-- start Records supplied --

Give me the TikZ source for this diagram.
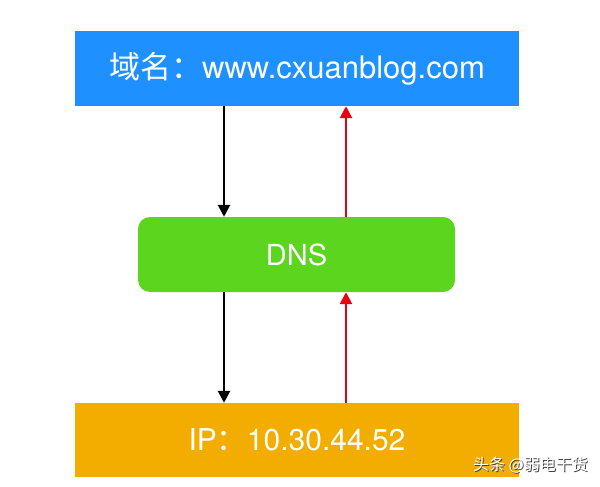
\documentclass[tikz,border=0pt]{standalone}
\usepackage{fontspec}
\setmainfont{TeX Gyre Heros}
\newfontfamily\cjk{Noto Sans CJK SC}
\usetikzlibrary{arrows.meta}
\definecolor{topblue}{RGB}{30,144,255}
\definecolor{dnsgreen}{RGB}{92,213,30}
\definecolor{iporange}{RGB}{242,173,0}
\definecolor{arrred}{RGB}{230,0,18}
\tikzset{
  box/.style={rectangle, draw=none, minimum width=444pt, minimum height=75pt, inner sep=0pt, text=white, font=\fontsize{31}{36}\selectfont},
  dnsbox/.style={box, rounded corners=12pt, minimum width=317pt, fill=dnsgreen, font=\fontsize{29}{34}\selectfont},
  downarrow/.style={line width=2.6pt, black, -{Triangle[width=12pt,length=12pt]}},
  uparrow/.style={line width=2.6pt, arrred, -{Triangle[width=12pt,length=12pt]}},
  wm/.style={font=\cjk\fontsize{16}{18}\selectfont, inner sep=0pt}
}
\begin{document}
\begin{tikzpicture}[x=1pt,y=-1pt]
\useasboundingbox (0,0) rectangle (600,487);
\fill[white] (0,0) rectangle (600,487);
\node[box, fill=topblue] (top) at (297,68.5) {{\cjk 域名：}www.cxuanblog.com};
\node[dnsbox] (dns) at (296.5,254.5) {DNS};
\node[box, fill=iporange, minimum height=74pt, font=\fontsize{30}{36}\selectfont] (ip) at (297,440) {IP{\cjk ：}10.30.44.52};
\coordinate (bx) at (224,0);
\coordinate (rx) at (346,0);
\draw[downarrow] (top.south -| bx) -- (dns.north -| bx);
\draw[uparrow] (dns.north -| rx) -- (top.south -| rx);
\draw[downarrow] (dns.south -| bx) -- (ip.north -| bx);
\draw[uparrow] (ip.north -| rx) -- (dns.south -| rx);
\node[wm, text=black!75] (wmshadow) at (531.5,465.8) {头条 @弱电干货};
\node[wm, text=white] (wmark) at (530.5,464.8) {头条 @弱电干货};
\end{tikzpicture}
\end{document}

-- end Records supplied --
-- start Records supplied --

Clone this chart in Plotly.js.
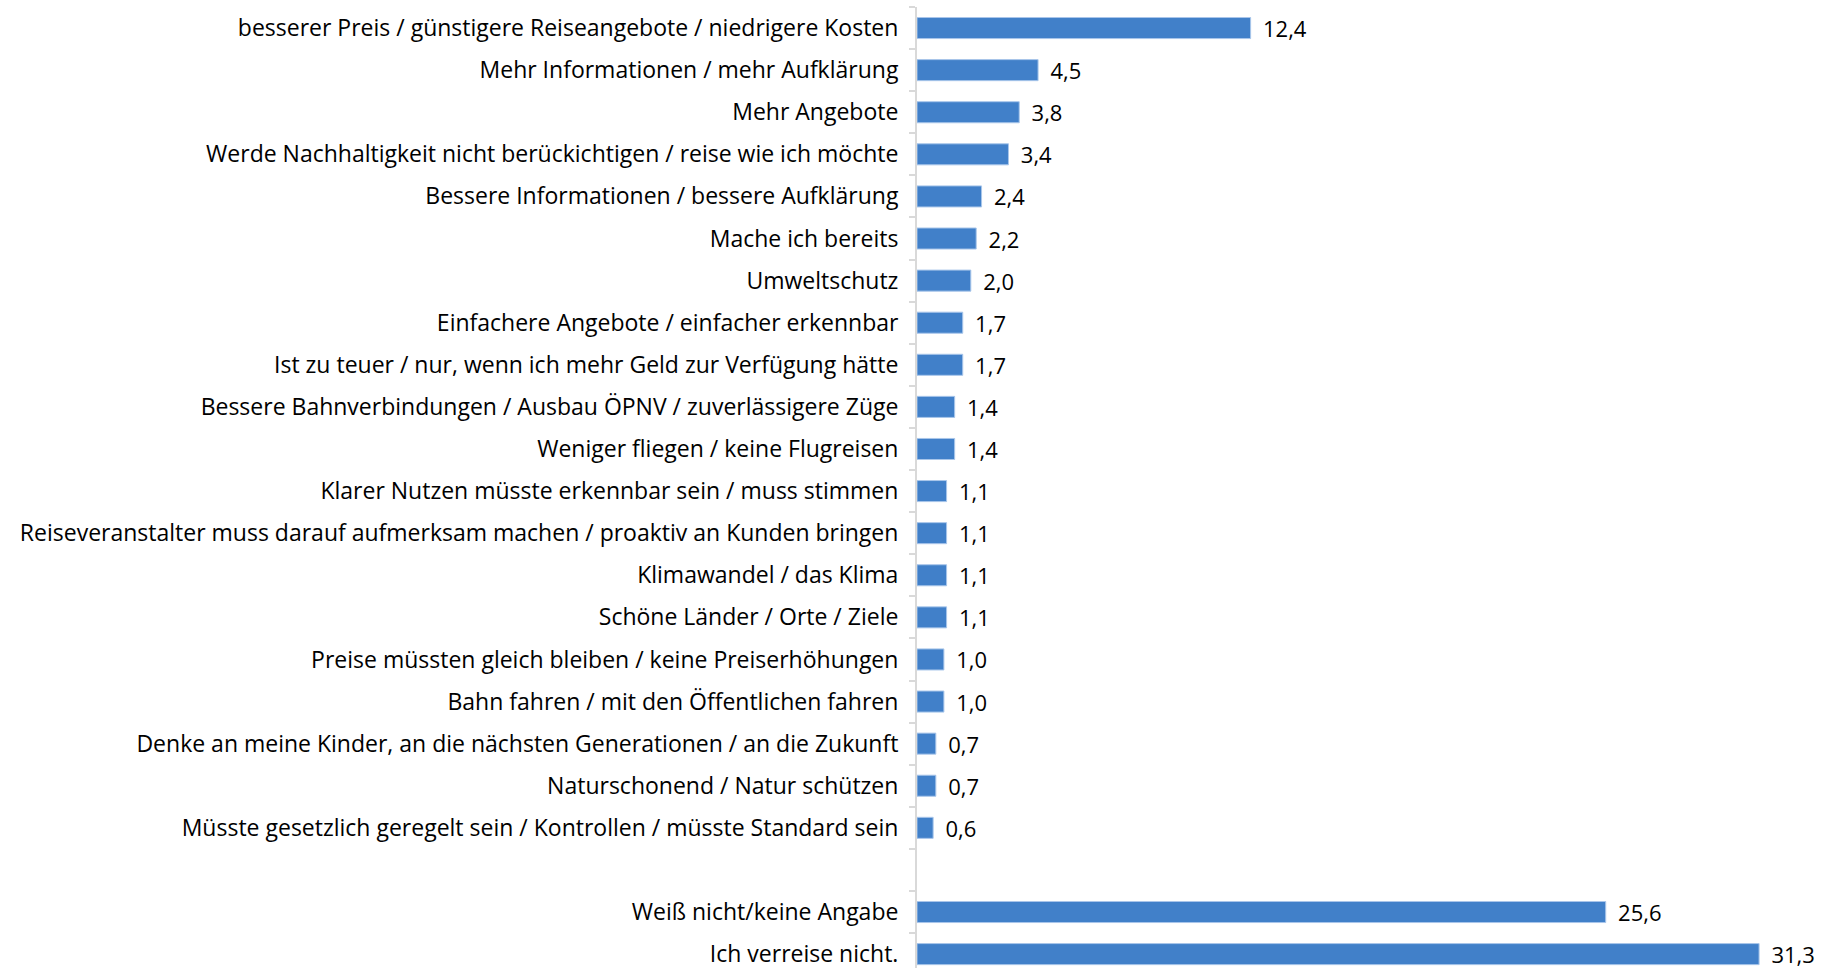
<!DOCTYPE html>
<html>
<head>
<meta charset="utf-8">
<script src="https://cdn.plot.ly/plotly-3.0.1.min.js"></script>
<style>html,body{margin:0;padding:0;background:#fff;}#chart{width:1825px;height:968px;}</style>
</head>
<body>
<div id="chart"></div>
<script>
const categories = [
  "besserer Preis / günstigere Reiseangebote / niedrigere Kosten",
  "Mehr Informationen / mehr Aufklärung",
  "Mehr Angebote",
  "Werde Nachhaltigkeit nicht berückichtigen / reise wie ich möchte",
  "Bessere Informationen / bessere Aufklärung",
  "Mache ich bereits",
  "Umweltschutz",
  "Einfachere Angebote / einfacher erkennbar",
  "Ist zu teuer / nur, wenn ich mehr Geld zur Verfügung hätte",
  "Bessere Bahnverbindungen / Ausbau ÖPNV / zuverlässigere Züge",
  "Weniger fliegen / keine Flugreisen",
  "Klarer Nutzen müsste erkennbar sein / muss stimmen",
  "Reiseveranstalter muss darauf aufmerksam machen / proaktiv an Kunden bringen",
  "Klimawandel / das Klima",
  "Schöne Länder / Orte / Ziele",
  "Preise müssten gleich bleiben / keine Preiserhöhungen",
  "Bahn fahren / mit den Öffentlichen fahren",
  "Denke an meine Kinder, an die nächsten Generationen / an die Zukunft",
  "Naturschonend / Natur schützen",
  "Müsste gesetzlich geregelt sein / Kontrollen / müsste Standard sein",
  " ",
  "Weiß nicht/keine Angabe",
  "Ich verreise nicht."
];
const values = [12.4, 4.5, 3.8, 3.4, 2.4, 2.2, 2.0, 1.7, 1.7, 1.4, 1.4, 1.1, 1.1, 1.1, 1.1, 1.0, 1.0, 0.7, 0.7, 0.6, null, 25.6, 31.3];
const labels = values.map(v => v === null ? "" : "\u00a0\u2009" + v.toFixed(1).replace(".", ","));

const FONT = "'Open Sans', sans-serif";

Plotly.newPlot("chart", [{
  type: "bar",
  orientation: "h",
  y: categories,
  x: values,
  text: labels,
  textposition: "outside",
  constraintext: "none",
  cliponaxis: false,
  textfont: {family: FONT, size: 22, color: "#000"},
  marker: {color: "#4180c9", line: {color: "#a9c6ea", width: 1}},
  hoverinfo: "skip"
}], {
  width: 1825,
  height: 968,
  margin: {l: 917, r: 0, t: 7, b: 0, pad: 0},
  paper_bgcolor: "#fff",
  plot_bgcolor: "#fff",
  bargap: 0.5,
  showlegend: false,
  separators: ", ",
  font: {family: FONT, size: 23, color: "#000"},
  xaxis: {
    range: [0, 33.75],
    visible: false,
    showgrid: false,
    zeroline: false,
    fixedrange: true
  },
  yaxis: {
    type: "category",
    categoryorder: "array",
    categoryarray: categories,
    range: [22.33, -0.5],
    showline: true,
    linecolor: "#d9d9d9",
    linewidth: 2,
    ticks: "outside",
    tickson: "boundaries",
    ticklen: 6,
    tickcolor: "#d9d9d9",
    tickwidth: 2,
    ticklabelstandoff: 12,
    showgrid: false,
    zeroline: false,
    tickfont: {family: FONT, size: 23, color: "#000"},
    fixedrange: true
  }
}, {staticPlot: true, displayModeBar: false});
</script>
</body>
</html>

-- end Records supplied --

For the material, find the number of lines holding the word "this" and give that figure and nothing more.

#### The solution
2